“Kelebihan produk saya, mutunya. Bahan baku juga tidak abal-abal dan dari segi kekuatan lebih kuat dan cara jahitnya lebih rapi, itu yang membedakan,” ujarnya.
Beban kian berat ketika pandemi covid-19 melanda Indonesia, usahanya juga terdampak. Itu ketika Pemerintah melarang pengadaan pesta lamaran maupun pernikahan. Padahal, usaha milik Lies sangat bergantung pada momen-momen tersebut.
“Namanya saingan, orang mau cari yang murah. Apalagi pas corona waduh bener-bener, waktu corona pestanya dilarang otomatis cukup ngaruh. Tapi saya minimalisir pindah usaha dulu ke makanan, Alhamdulillah ada aja (penghasilan),” ujarnya.
Tuai Hasil
Meski memutuskan menjalankan usaha mandiri, dia kerap membuka lowongan kerja kepada tetangga sekitarnya jika banyak pesanan masuk untuk bantu produksi.
Pesanan terbanyak yang pernah Lies terima yaitu 15-26 lusin kerajinan bosara. Adapun harga kerajinan bosara Rp 500 ribu per lusin, dan tudung saji dijual Rp 200 ribu. Omzet yang dia peroleh rata-rata per bulannya Rp 2 juta. Karena penjualan bosara dan tudung saji ini bukan termasuk kebutuhan primer atau pokok.

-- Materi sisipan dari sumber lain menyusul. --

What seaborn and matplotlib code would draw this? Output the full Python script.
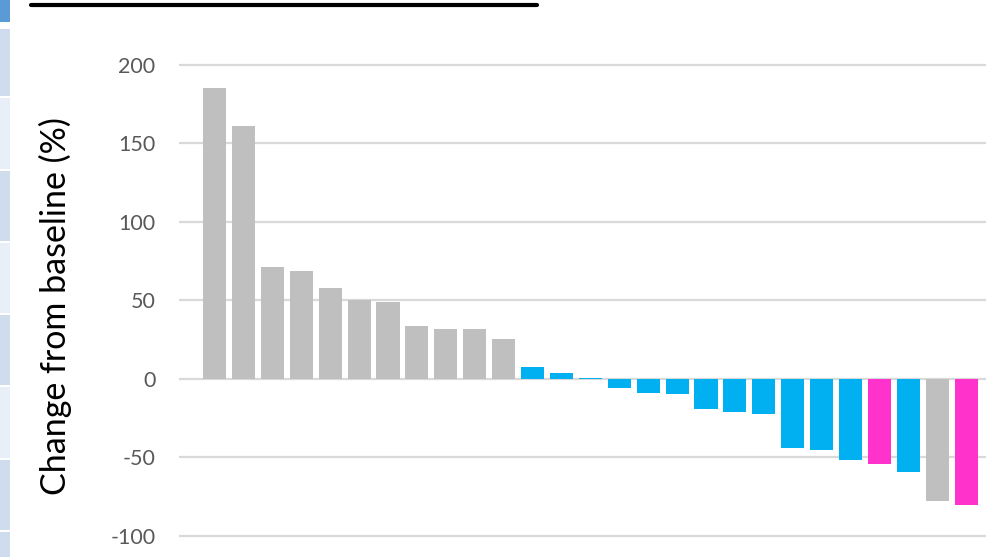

Lies tidak hanya fokus memproduksi dan menjual kerajinan bosara dan tudung saji saja. Berbagai lomba UMKM diikuti demi menunjukkan diri. Alhasil, dia sempat menjadi juara sebagai UMKM Mandiri di Kecamatan Mariso, Kota Makassar, Sulawesi Selatan.
Demi mengasah kemampuan bisnis, Lies masih rajin mengikuti berbagai pelatihan, atau seminar terkait bagaimana mengembangkan usaha. Ia juga sangat bersyukur karena berkat bantuan KUR BRI, dirinya bisa mengembangkan usaha. Dirinya tidak perlu khawatir lagi jika terbatas dengan modal, cukup mengajukan pinjaman.